My room is a dark, dark blue. When I first came home from the hospital, four weeks ago, it had been a brilliant, spotless white, and I had cried. White is light. White is immaculate. And in my new, developing vision, light is fear. It's a terrible thing to have a room that you know so well and that you love so much appear so different from your imagination that you cannot recognize it with your senses. I am fascinated, and yet terrified, of light colors. They are so far away from the familiar safety of darkness. Before the operation, before my new eyes, I have never gotten dizzy. But now my vision will go out of balance and the room will spin and suddenly I will find that I can't stand. I asked for blue, and they painted my room blue. Blue is a deep, rich color, much closer to darkness, and it comforts me.

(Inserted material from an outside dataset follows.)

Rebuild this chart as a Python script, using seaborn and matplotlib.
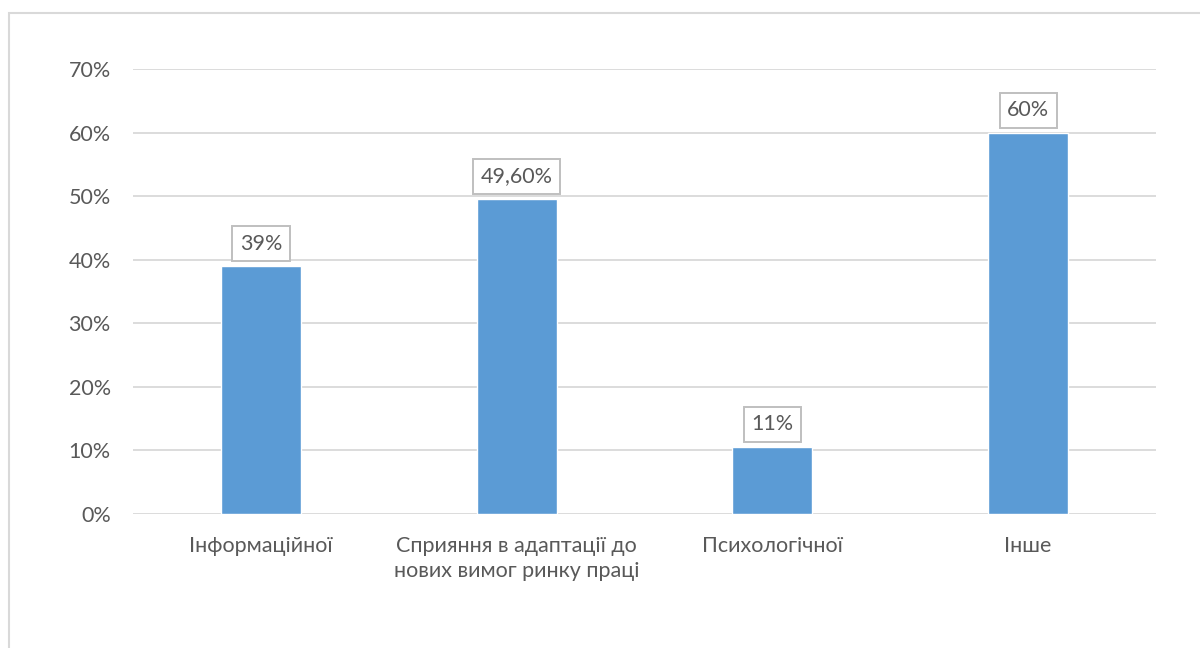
import matplotlib
matplotlib.use("Agg")
import matplotlib.pyplot as plt
import seaborn as sns
import pandas as pd
from matplotlib.patches import Rectangle

categories = ["Інформаційної", "Сприяння в адаптації до\nнових вимог ринку праці", "Психологічної", "Інше"]
values = [39, 49.6, 10.6, 60]
value_labels = ["39%", "49,60%", "11%", "60%"]
yticks = [0, 10, 20, 30, 40, 50, 60, 70]

text_color = "#595959"
grid_color = "#D9D9D9"
fs = 15.5

sns.set_theme(style="white")
plt.rcParams["font.family"] = ["Lato", "DejaVu Sans"]

df = pd.DataFrame({"cat": categories, "val": values})

fig = plt.figure(figsize=(12, 6.48), dpi=100)
ax = fig.add_axes([133 / 1200, 1 - 514 / 648, 1023 / 1200, 445 / 648])

sns.barplot(data=df, x="cat", y="val", color="#5B9BD5", width=0.3125, saturation=1, ax=ax, zorder=3)

ax.set_ylim(0, 70)
ax.set_xlim(-0.5, len(categories) - 0.5)
ax.set_yticks(yticks)
ax.set_yticklabels([f"{t}%" for t in yticks])
ax.set_xlabel("")
ax.set_ylabel("")
for t in yticks:
    ax.axhline(t, color=grid_color, lw=1.3, zorder=1)
for s in ax.spines.values():
    s.set_visible(False)
ax.tick_params(axis="both", length=0, labelsize=fs, labelcolor=text_color)
ax.tick_params(axis="x", pad=16)
ax.tick_params(axis="y", pad=16)
for lbl in ax.get_xticklabels():
    lbl.set_linespacing(1.3)

for i, (v, lab) in enumerate(zip(values, value_labels)):
    ax.annotate(lab, (i, v), xytext=(0, 9), textcoords="offset points",
                ha="center", va="bottom", fontsize=fs, color=text_color,
                bbox=dict(boxstyle="square,pad=0.35", fc="white", ec="#BFBFBF", lw=1.4),
                zorder=4)

fig.patches.append(Rectangle((9 / 1200, -0.1), 1.2, 1.1 - 13 / 648,
                             transform=fig.transFigure, fill=False,
                             ec=grid_color, lw=1.5))

fig.savefig("out.png", dpi=100)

I know my colors; most of them--and yet I cannot make sense of the way that they are named. I have learned that the dark leather of the sofa is red, and the gleaming, brilliant fire engine that wails down my street is red, the watery insides of the tomato; the dark peals of blood that the doctors draw from my skin--these are red too. And yet they are not at all the same. The night sky, which is black, and water, which has no color at all--I am told that both of these are blue. 

That was four weeks ago. Every week the visiting nurse, Carla, comes over to test my eyes. Each day they are getting stronger and I can sense my vision clearing. The burning pain of the operation has receded. "Soon," Carla tells me, "You won't feel it at all. You'll be completely normal."